[BEGIN COLLECTED DATA]

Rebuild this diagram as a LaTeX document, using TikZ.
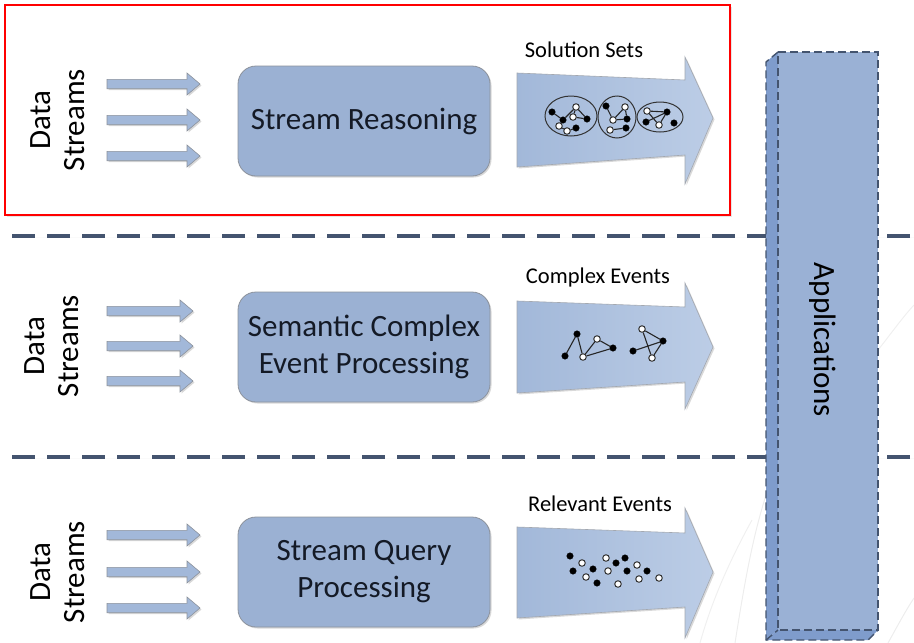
\documentclass[tikz,border=0pt]{standalone}
\usepackage{fontspec}
\setmainfont{Carlito}
\usetikzlibrary{shadows}
\definecolor{boxblue}{HTML}{9BB1D3}
\definecolor{arrowblue}{HTML}{A2B8D9}
\definecolor{arrowlight}{HTML}{BCCDE6}
\definecolor{frontblue}{HTML}{9AB1D5}
\definecolor{sideblue}{HTML}{7F9CCC}
\definecolor{dashnavy}{HTML}{44546F}
\definecolor{edgegray}{HTML}{8C929C}
\definecolor{inkdark}{HTML}{141A26}
% one line of text set with the font's own interword space
\newcommand\plainline[1]{\hbox{\spaceskip=0pt\xspaceskip=0pt\relax #1}}
\begin{document}
\begin{tikzpicture}[x=1pt,y=-1pt,
  softshadow/.style={drop shadow={opacity=0.3,shadow xshift=1.5pt,shadow yshift=-1.5pt}},
  procbox/.style={draw=edgegray,fill=boxblue,rounded corners=18pt,line width=0.8pt,
    minimum width=252pt,minimum height=110pt,align=center,
    text=inkdark,font=\fontsize{31}{37}\selectfont,softshadow},
  srclabel/.style={rotate=90,align=center,text=black,font=\fontsize{31}{34}\selectfont},
  outlabel/.style={text=black,font=\fontsize{22.5}{26}\selectfont},
  bigarrow/.style={draw=edgegray!80,line width=0.6pt,left color=arrowblue,right color=arrowlight,softshadow},
  smallarrow/.style={draw=edgegray,fill=arrowblue,line width=0.6pt,softshadow},
  sepline/.style={dashnavy,line width=4.2pt,dash pattern=on 23pt off 12pt,
    drop shadow={opacity=0.35,shadow xshift=1pt,shadow yshift=-1.5pt}},
  bn/.style={circle,fill=black,draw=black,inner sep=0pt,minimum size=6.5pt},
  wn/.style={circle,fill=white,draw=black!80,line width=1pt,inner sep=0pt,minimum size=6.5pt},
  gedge/.style={black!85,line width=1.1pt},
  setring/.style={draw=black!80,line width=1pt},
  appedge/.style={dashnavy,line width=1.4pt,dash pattern=on 8pt off 4pt}
]
\useasboundingbox (0,0) rectangle (914,643);

% faint strokes in the background
\draw[black!7,line width=1pt] (735,643) .. controls (745,580) and (755,520) .. (775,470);
\draw[black!7,line width=1pt] (888,643) .. controls (898,625) and (906,610) .. (914,598);
\draw[black!6,line width=1pt] (878,350) .. controls (890,335) and (902,318) .. (914,305);
\draw[black!6,line width=1pt] (700,643) .. controls (712,600) and (730,560) .. (752,520);

% frame around the stream reasoning layer
\draw[red,line width=1.6pt,drop shadow={opacity=0.2,shadow xshift=2pt,shadow yshift=-2pt},fill=white]
  (5,5) rectangle (730,215);

% dashed separators between the layers
\draw[sepline] (12,236) -- (914,236);
\draw[sepline] (12,457) -- (914,457);

% applications block with its side faces
\path[fill=sideblue] (778,52) -- (766,62) -- (766,640) -- (778,630) -- cycle;
\path[fill=sideblue] (766,640) -- (868,640) -- (878,630) -- (778,630) -- cycle;
\node[fill=frontblue,minimum width=100pt,minimum height=578pt,inner sep=0pt] (app) at (828,341) {};
\draw[appedge] (778,52) -- (878,52) -- (878,630) -- (778,630) -- cycle;
\draw[appedge] (778,52) -- (766,62) -- (766,640) -- (868,640) -- (878,630);
\draw[appedge] (766,640) -- (778,630);
\node[rotate=-90,text=black,font=\fontsize{31}{34}\selectfont] (apptext) at (823,340) {Applications};

% ---------- layer 1: stream reasoning ----------
\node[srclabel] (src1) at (58,120) {Data\\Streams};
\foreach \y in {84,120,156}
  \path[smallarrow] (107,\y-4.7) -- (187,\y-4.7) -- (187,\y-11) -- (200,\y) -- (187,\y+11) -- (187,\y+4.7) -- (107,\y+4.7) -- cycle;
\node[procbox] (proc1) at (364,121) {\plainline{Stream Reasoning}};
\path[bigarrow] (517,73) -- (685,80) -- (685,57) -- (713,118) -- (685,184) -- (685,155) -- (517,167) -- cycle;
\node[outlabel] (out1) at (584,50) {\plainline{Solution Sets}};
\draw[setring] (571,116) ellipse [x radius=26pt,y radius=20pt];
\draw[setring] (617,117) ellipse [x radius=19pt,y radius=21pt];
\draw[setring] (660,117) ellipse [x radius=23pt,y radius=15pt];
\node[bn] (a1) at (552,112) {};
\node[bn] (a2) at (563,120) {};
\node[wn] (a3) at (559,126) {};
\node[wn] (a4) at (567,131) {};
\node[bn] (a5) at (576,128) {};
\node[wn] (a6) at (573,117) {};
\node[wn] (a7) at (576,107) {};
\node[bn] (a8) at (587,119) {};
\draw[gedge] (a1) -- (a2) -- (a3) -- (a4) -- (a5);
\draw[gedge] (a2) -- (a7) -- (a8) -- (a6) -- (a7);
\node[bn] (b1) at (606,106) {};
\node[wn] (b2) at (625,107) {};
\node[wn] (b3) at (613,120) {};
\node[bn] (b4) at (627,119) {};
\node[wn] (b5) at (610,130) {};
\node[bn] (b6) at (626,128) {};
\draw[gedge] (b1) -- (b3) -- (b2) -- (b4) -- (b3);
\draw[gedge] (b5) -- (b6);
\node[wn] (c1) at (647,111) {};
\node[bn] (c2) at (667,112) {};
\node[bn] (c3) at (646,122) {};
\node[wn] (c4) at (659,125) {};
\node[bn] (c5) at (674,123) {};
\draw[gedge] (c1) -- (c2) -- (c3);
\draw[gedge] (c1) -- (c4) -- (c2);

% ---------- layer 2: semantic complex event processing ----------
\node[srclabel] (src2) at (52,346) {Data\\Streams};
\foreach \y in {311,346,381}
  \path[smallarrow] (107,\y-4.7) -- (180,\y-4.7) -- (180,\y-11) -- (193,\y) -- (180,\y+11) -- (180,\y+4.7) -- (107,\y+4.7) -- cycle;
\node[procbox] (proc2) at (364,347) {\plainline{Semantic Complex}\\\plainline{Event Processing}};
\path[bigarrow] (517,301) -- (685,307) -- (685,283) -- (713,347) -- (685,409) -- (685,382) -- (517,393) -- cycle;
\node[outlabel] (out2) at (598,277) {\plainline{Complex Events}};
\node[bn] (d1) at (565,356) {};
\node[bn] (d2) at (577,334) {};
\node[wn] (d3) at (583,357) {};
\node[wn] (d4) at (597,339) {};
\node[bn] (d5) at (613,348) {};
\draw[gedge] (d1) -- (d2) -- (d3) -- (d4) -- (d5) -- (d3);
\node[bn] (e1) at (633,351) {};
\node[wn] (e2) at (642,329) {};
\node[bn] (e3) at (663,341) {};
\node[wn] (e4) at (652,358) {};
\draw[gedge] (e1) -- (e3) -- (e2) -- (e4) -- (e3);

% ---------- layer 3: stream query processing ----------
\node[srclabel] (src3) at (58,572) {Data\\Streams};
\foreach \y in {535,572,608}
  \path[smallarrow] (107,\y-4.7) -- (187,\y-4.7) -- (187,\y-11) -- (200,\y) -- (187,\y+11) -- (187,\y+4.7) -- (107,\y+4.7) -- cycle;
\node[procbox] (proc3) at (364,572) {\plainline{Stream Query}\\\plainline{Processing}};
\path[bigarrow] (517,527) -- (685,533) -- (685,508) -- (713,572) -- (685,638) -- (685,607) -- (517,618) -- cycle;
\node[outlabel] (out3) at (600,504) {\plainline{Relevant Events}};
\foreach \px/\py [count=\i] in {570/556,573/571,593/569,597/583,616/563,625/558,627/571,647/571}
  \node[bn] (f\i) at (\px,\py) {};
\foreach \px/\py [count=\i] in {582/563,586/577,606/558,608/571,618/584,637/565,639/579,659/578}
  \node[wn] (g\i) at (\px,\py) {};
\end{tikzpicture}
\end{document}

[END COLLECTED DATA]

_STATED PROBLEM:_ Return the material line for line, from its beginning to the line that contains "(0,0) rectangle (914,643);", with the pictures left out.

_FULL ANSWER:_
Rebuild this diagram as a LaTeX document, using TikZ.
\documentclass[tikz,border=0pt]{standalone}
\usepackage{fontspec}
\setmainfont{Carlito}
\usetikzlibrary{shadows}
\definecolor{boxblue}{HTML}{9BB1D3}
\definecolor{arrowblue}{HTML}{A2B8D9}
\definecolor{arrowlight}{HTML}{BCCDE6}
\definecolor{frontblue}{HTML}{9AB1D5}
\definecolor{sideblue}{HTML}{7F9CCC}
\definecolor{dashnavy}{HTML}{44546F}
\definecolor{edgegray}{HTML}{8C929C}
\definecolor{inkdark}{HTML}{141A26}
% one line of text set with the font's own interword space
\newcommand\plainline[1]{\hbox{\spaceskip=0pt\xspaceskip=0pt\relax #1}}
\begin{document}
\begin{tikzpicture}[x=1pt,y=-1pt,
  softshadow/.style={drop shadow={opacity=0.3,shadow xshift=1.5pt,shadow yshift=-1.5pt}},
  procbox/.style={draw=edgegray,fill=boxblue,rounded corners=18pt,line width=0.8pt,
    minimum width=252pt,minimum height=110pt,align=center,
    text=inkdark,font=\fontsize{31}{37}\selectfont,softshadow},
  srclabel/.style={rotate=90,align=center,text=black,font=\fontsize{31}{34}\selectfont},
  outlabel/.style={text=black,font=\fontsize{22.5}{26}\selectfont},
  bigarrow/.style={draw=edgegray!80,line width=0.6pt,left color=arrowblue,right color=arrowlight,softshadow},
  smallarrow/.style={draw=edgegray,fill=arrowblue,line width=0.6pt,softshadow},
  sepline/.style={dashnavy,line width=4.2pt,dash pattern=on 23pt off 12pt,
    drop shadow={opacity=0.35,shadow xshift=1pt,shadow yshift=-1.5pt}},
  bn/.style={circle,fill=black,draw=black,inner sep=0pt,minimum size=6.5pt},
  wn/.style={circle,fill=white,draw=black!80,line width=1pt,inner sep=0pt,minimum size=6.5pt},
  gedge/.style={black!85,line width=1.1pt},
  setring/.style={draw=black!80,line width=1pt},
  appedge/.style={dashnavy,line width=1.4pt,dash pattern=on 8pt off 4pt}
]
\useasboundingbox (0,0) rectangle (914,643);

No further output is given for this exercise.